Uphshur, A. P. Steamer Building on Lake Erie. Doc. No. 238. Letter from the Secretary of the Navy, in reply to The resolution of the House of Representatives of the 20th ultimo, in relation to the steamer ordered to be built on Lake Erie, &c. Washington DC: Government Printing Office, 1842. [11657]
Removed, 8 3/4 x 5 5/8 inches, 15 clean pp. Good. Pamphlet.
27th Congress, Second Session, House of Representatives, Navy Department.
Reports on the progress of building an iron steamer for the defense of Lake Erie. There are seven parts consisting of letters; complete charts of the iron used for the different parts of the steamer, the iron for the gun deck beam fastenings; descriptions of the boilers, engines, water wheel, &c.; a minute accounting of every piece to be made for the steamer; and the contract with Samuel Stackard and Joseph Tomlinson, of Pittsburgh, and the Board of Navy Commissioners, for the construction of the steamer.

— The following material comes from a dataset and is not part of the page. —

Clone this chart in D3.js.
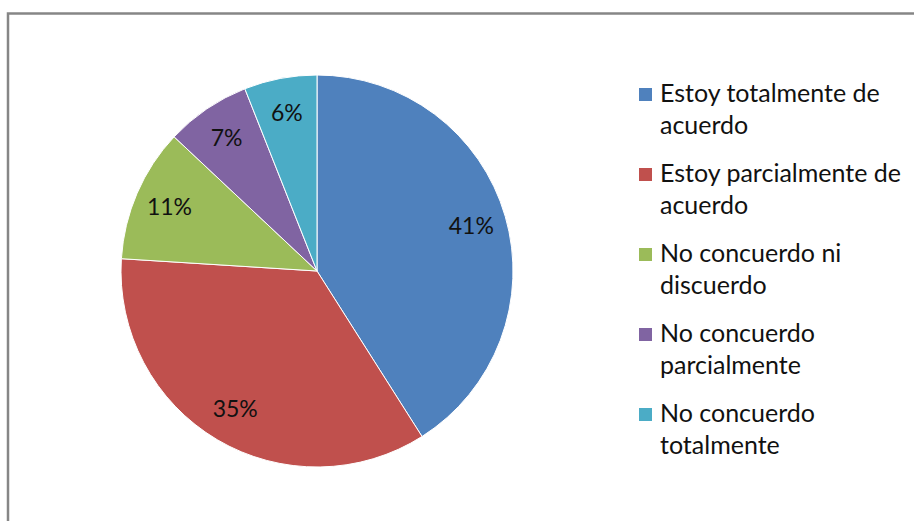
<!DOCTYPE html>
<html>
<head>
<meta charset="utf-8">
<script src="https://cdn.jsdelivr.net/npm/d3@7"></script>
<style>
html,body{margin:0;padding:0;background:#fff;overflow:hidden;}
svg{display:block;}
</style>
</head>
<body>
<svg id="chart" width="914" height="521"></svg>
<script>
const categories = [
  ["Estoy totalmente de", "acuerdo"],
  ["Estoy parcialmente de", "acuerdo"],
  ["No concuerdo ni", "discuerdo"],
  ["No concuerdo", "parcialmente"],
  ["No concuerdo", "totalmente"]
];
const values = [41, 35, 11, 7, 6];
const labels = ["41%", "35%", "11%", "7%", "6%"];
const colors = ["#4F81BD", "#C0504D", "#9BBB59", "#8064A2", "#4BACC6"];

const svg = d3.select("#chart");
const FONT = "Lato, 'Open Sans', sans-serif";

// frame
svg.append("rect")
  .attr("x", 8).attr("y", 13.5)
  .attr("width", 1000).attr("height", 1000)
  .attr("fill", "none").attr("stroke", "#868686").attr("stroke-width", 2.5);

const cx = 317, cy = 271, r = 196;
const data = values.map((v, i) => ({v, i}));
const pie = d3.pie().value(d => d.v).sort(null);
const arcs = pie(data);
const arc = d3.arc().innerRadius(0).outerRadius(r);
const labelArc = d3.arc().innerRadius(r * 0.82).outerRadius(r * 0.82);

const g = svg.append("g").attr("transform", `translate(${cx},${cy})`);
g.selectAll("path").data(arcs).join("path")
  .attr("d", arc)
  .attr("fill", d => colors[d.data.i])
  .attr("stroke", "#fff").attr("stroke-width", 1);

g.selectAll("text").data(arcs).join("text")
  .attr("x", d => labelArc.centroid(d)[0])
  .attr("y", d => labelArc.centroid(d)[1])
  .attr("dy", "0.35em")
  .attr("text-anchor", "middle")
  .attr("font-family", FONT).attr("font-size", 23)
  .attr("fill", "#111")
  .text(d => labels[d.data.i]);

// legend
const lg = svg.append("g");
const y = d3.scaleLinear().domain([0, 1]).range([102, 182]);
categories.forEach((lines, i) => {
  const by = y(i);
  lg.append("rect").attr("x", 639).attr("y", by - 14)
    .attr("width", 13).attr("height", 13).attr("fill", colors[i]);
  const t = lg.append("text").attr("x", 660).attr("y", by)
    .attr("font-family", FONT).attr("font-size", 25).attr("fill", "#111");
  lines.forEach((ln, j) => {
    t.append("tspan").attr("x", 660).attr("y", by + j * 32).text(ln);
  });
});
</script>
</body>
</html>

We find a New York Times article from July 24, 1927, about the "old Michigan, rechristened Wolverine, the first iron boat ever launched on the Great Lakes, and an old-time war dog of the United States Navy." Her adventures included capturing James J. Strang on Beaver Island, Lake Michigan, in 1851. Strange set up a community as claimant of the mantle of Joseph Smith, of Mormonism. He was tried for treason by the US Government and acquitted.
The Michigan was the only armed American vessel on the Great Lakes during the first American Civil War, and guerilla tactics and bribery were used by Confederates in Canada in failed attempts to gain possession of her.
She was renamed Wolverine in 1906, when the name Michigan was assigned to a dreadnought. Her prow now is on display in the Erie Maritime Museum.